The RabbitMQ Management UI is a browser-based tool that provides a graphical interface for monitoring and managing your RabbitMQ messaging broker. As a beginner working with RabbitMQ, this UI will be one of your most valuable tools for understanding what's happening inside your message broker, troubleshooting issues, and performing administrative tasks without having to use command-line tools.

In this guide, we'll explore the RabbitMQ Management UI in detail, from accessing it to using its various features for monitoring and managing your RabbitMQ installation.

Enabling the Management UI

The Management UI is provided by a plugin that comes bundled with RabbitMQ but needs to be enabled. Let's start by making sure it's enabled in your RabbitMQ installation.

Enabling via Command Line

To enable the management plugin, run the following command:

bash
rabbitmq-plugins enable rabbitmq_management

After enabling the plugin, you should restart RabbitMQ to ensure the changes take effect:

bash
# On Linux/macOS
sudo service rabbitmq-server restart

# On Windows
rabbitmq-service.bat stop
rabbitmq-service.bat start

Accessing the Management UI

Once the management plugin is enabled, you can access the Management UI through your web browser.

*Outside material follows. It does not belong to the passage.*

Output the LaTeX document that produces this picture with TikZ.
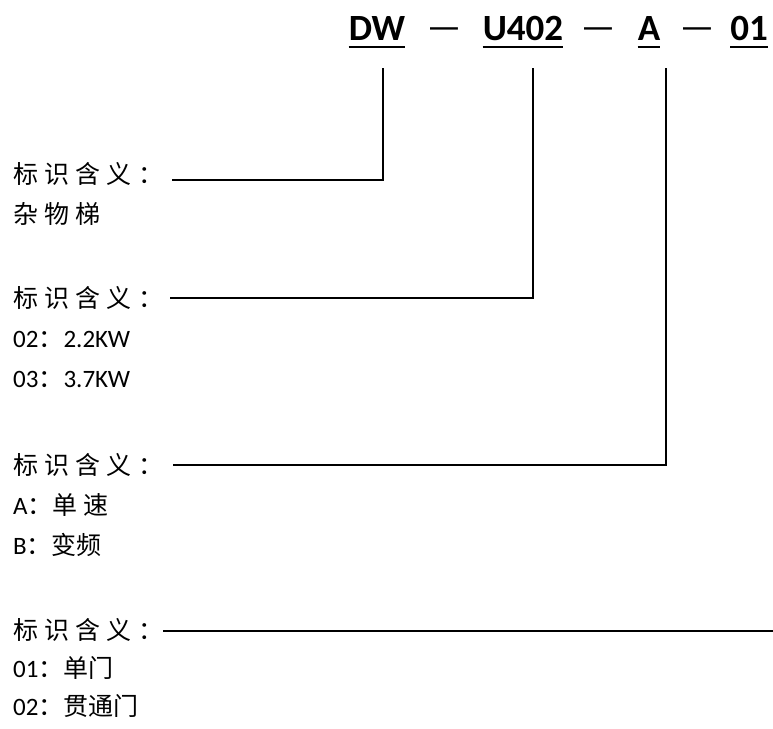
\documentclass[tikz,border=0pt]{standalone}
\usepackage{fontspec}
\setmainfont{Carlito}
\newfontfamily\cjk[LetterSpace=25]{Noto Sans CJK SC}
\newfontfamily\cjkn{Noto Sans CJK SC}
\usetikzlibrary{positioning}

\begin{document}
\begin{tikzpicture}[x=1pt, y=-1pt,
    lbl/.style={anchor=west, inner sep=0pt, text height=19pt, text depth=5pt, font=\fontsize{25}{25}\selectfont},
    code/.style={anchor=base, inner sep=0pt, font=\fontsize{37}{37}\selectfont\bfseries},
    sep/.style={anchor=base, inner sep=0pt, font=\fontsize{38}{38}\selectfont},
    lead/.style={line width=1.6pt},
    uline/.style={line width=2.4pt}]

        \useasboundingbox (0,0) rectangle (773,728);

        % Typenbezeichnung
        \node[code] (dw) at (377,40) {DW};
        \node[sep] (s1) at (444,39.5) {—};
        \node[code] (u402) at (523,40) {U402};
        \node[sep] (s2) at (598,39.5) {—};
        \node[code] (a) at (649,40) {A};
        \node[sep] (s3) at (697,39.5) {—};
        \node[code] (nr) at (749,40) {01};

        % Unterstriche
        \draw[uline] ([yshift=-7pt]dw.base west) -- ([yshift=-7pt]dw.base east);
        \draw[uline] ([yshift=-7pt]u402.base west) -- ([yshift=-7pt]u402.base east);
        \draw[uline] ([yshift=-7pt]a.base west) -- ([yshift=-7pt]a.base east);
        \draw[uline] ([yshift=-7pt]nr.base west) -- ([yshift=-7pt]nr.base east);

        % Erste Erklaerung
        \node[lbl] (k1) at (13,176) {\cjk 标识含义：};
        \node[lbl, below=16pt of k1.south west, anchor=north west] (dw1) {\cjk 杂物梯};

        % Zweite Erklaerung
        \node[lbl] (k2) at (13,300) {\cjk 标识含义：};
        \node[lbl, below=16pt of k2.south west, anchor=north west] (kw1) {02{\cjkn ：}2.2KW};
        \node[lbl, below=16pt of kw1.south west, anchor=north west] (kw2) {03{\cjkn ：}3.7KW};

        % Dritte Erklaerung
        \node[lbl] (k3) at (13,467) {\cjk 标识含义：};
        \node[lbl, below=16pt of k3.south west, anchor=north west] (ga) {A{\cjkn ：}{\cjk 单速}};
        \node[lbl, below=16pt of ga.south west, anchor=north west] (gb) {B{\cjkn ：变频}};

        % Vierte Erklaerung
        \node[lbl] (k4) at (13,632) {\cjk 标识含义：};
        \node[lbl, below=14pt of k4.south west, anchor=north west] (t1) {01{\cjkn ：单门}};
        \node[lbl, below=14pt of t1.south west, anchor=north west] (t2) {02{\cjkn ：贯通门}};

        % Linien
        \coordinate (v1) at (383,68);
        \coordinate (v2) at (533,68);
        \coordinate (v3) at (666,68);
        \coordinate (h1) at (172,180);
        \coordinate (h2) at (170,298);
        \coordinate (h3) at (173,465);
        \coordinate (h4) at (163,631);
        \coordinate (r4) at (773,631);

        \draw[lead] (v1) |- (h1);
        \draw[lead] (v2) |- (h2);
        \draw[lead] (v3) |- (h3);
        \draw[lead] (h4) -- (r4);

      \end{tikzpicture}
\end{document}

  • URL: http://your-server-hostname:15672/
  • Default credentials:
    • Username: guest
    • Password: guest
note

The default guest user can only connect from localhost for security reasons. If you're connecting from a different machine, you'll need to create a new user with appropriate permissions.

Creating Administrative Users

For production environments, you should create dedicated users with appropriate permissions:

bash
# Create admin user
rabbitmqctl add_user admin strong_password
rabbitmqctl set_user_tags admin administrator
rabbitmqctl set_permissions -p / admin ".*" ".*" ".*"

This creates a user named "admin" with administrator privileges and full permissions on the default virtual host (/).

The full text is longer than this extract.